Как Мазепа узнал об исчезновении Ивасюка? Рассказ его в этой части довольно любопытен, в нём есть детали, которых не найти в показаниях других свидетелей. Процитируем эту часть протокола целиком: «Про обстоятельства смерти Ивасюка мне ничего неизвестно. Помню, что 24 апреля я заходил в 8 часов 30 минут [вечера] в консерваторию на работу и работал, и что у входа в консерваторию стояла мать Володи и [она] сказала, что он приходил и она теперь не может найти ключа от квартиры. Также она поинтересовалась делами Володи. Я ответил, что [всё] нормально и закончил разговор. В четверг или пятницу [т. е. 26 или 27 апреля — прим. А.Р.] зашла ко мне сестра Володи — Галя — и принялась расспрашивать, не знаю ли я куда мог отправиться Володя, и сказала, что его разыскивают. Она меня просила, чтобы в консерватории никто не узнал, что его ищут и чтобы я никому [об этом] не рассказывал».
Понятно, что история про исчезнувший ключ от квартиры — это не более чем выдумка матери, не пожелавшей сообщить преподавателю истинную причину поисков сына и связанного с этим визита в консерваторию. Поведение родственников выглядит… э-э… несколько противоречивым. Это если мягко говорить. Ну, в самом деле, давайте вспомним их упрёки в адрес Жуковой, якобы не интересовавшейся судьбой Володи и не желавшей помогать в его розыске — подобного рода заявления звучали в качестве «доказательства» её виновности в исчезновении Ивасюка. Но теперь из уст совершенно постороннего и потому объективного свидетеля мы узнаём, что розыски Ивасюка проводились родственниками в строжайшей тайне. То есть они сами отсекали окружающих от розыска, в т. ч. и ненавистную им Жукову, а потом её же и обвиняли в том, что она равнодушна к судьбе Володи и вообще лицемерна.

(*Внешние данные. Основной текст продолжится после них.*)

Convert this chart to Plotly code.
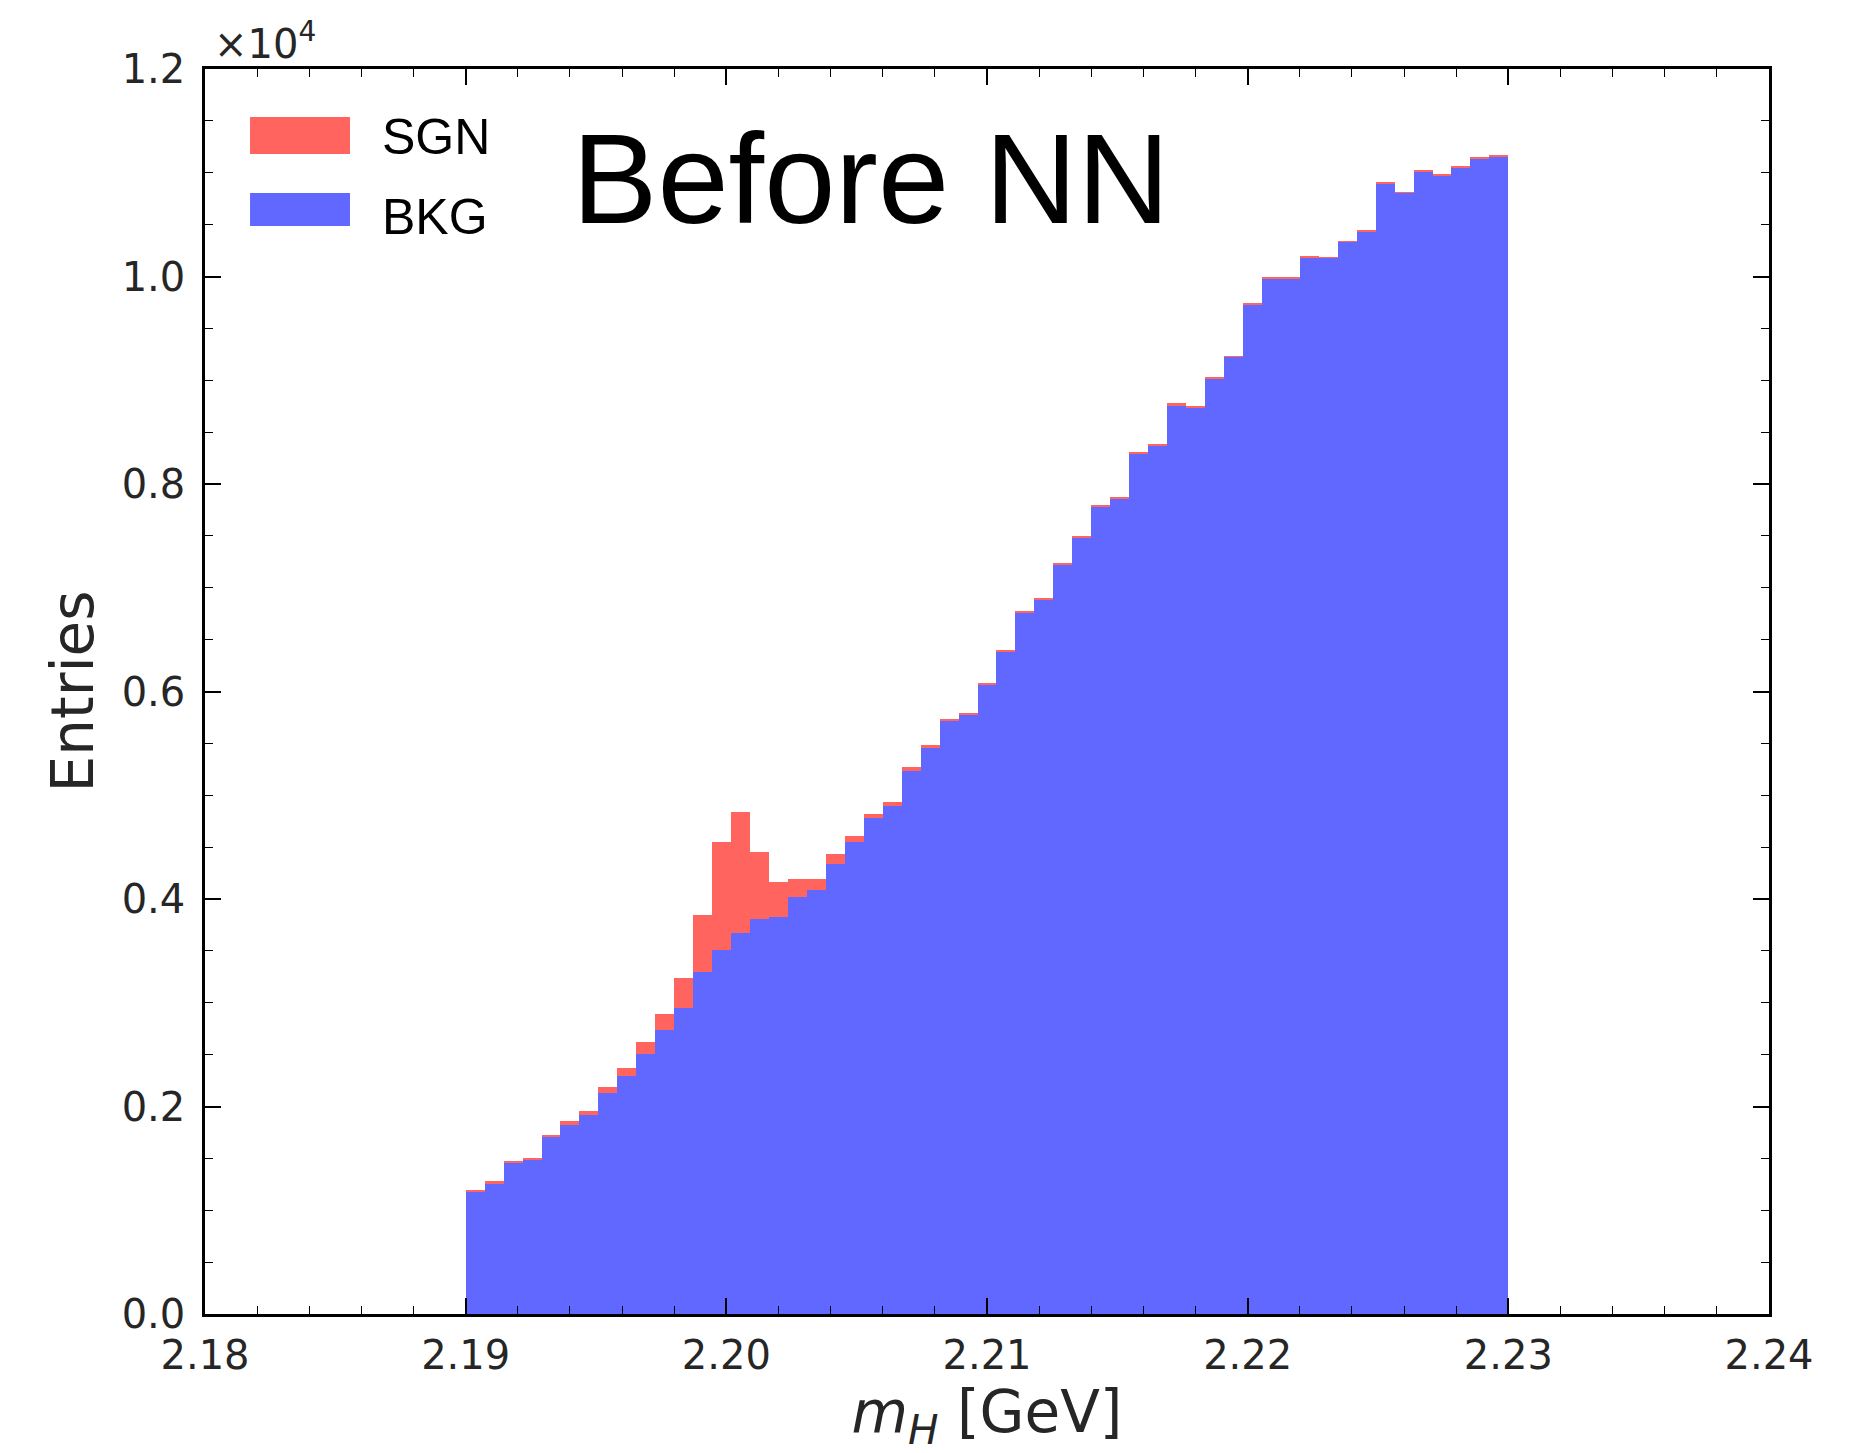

Ну что это за двоемыслие такое?!
Показания Мазепы натолкнули следователя на мысль выяснить, какие именно творческие обязательства имел композитор. Гнатив подготовил и направил Министерству культуры Украинской ССР запрос с просьбой прояснить судьбу «Кантаты» Ивасюка, над которой последний работал по заказу Минкульта. Также запрашивалась информация о возможном существовании иных творческих заказов композитору со стороны Министерства.
Ответ Министерства культуры Украинской ССР с информацией о заключенных в 1977–1978 гг с Ивасюком договорах на создание музыкальных произведений.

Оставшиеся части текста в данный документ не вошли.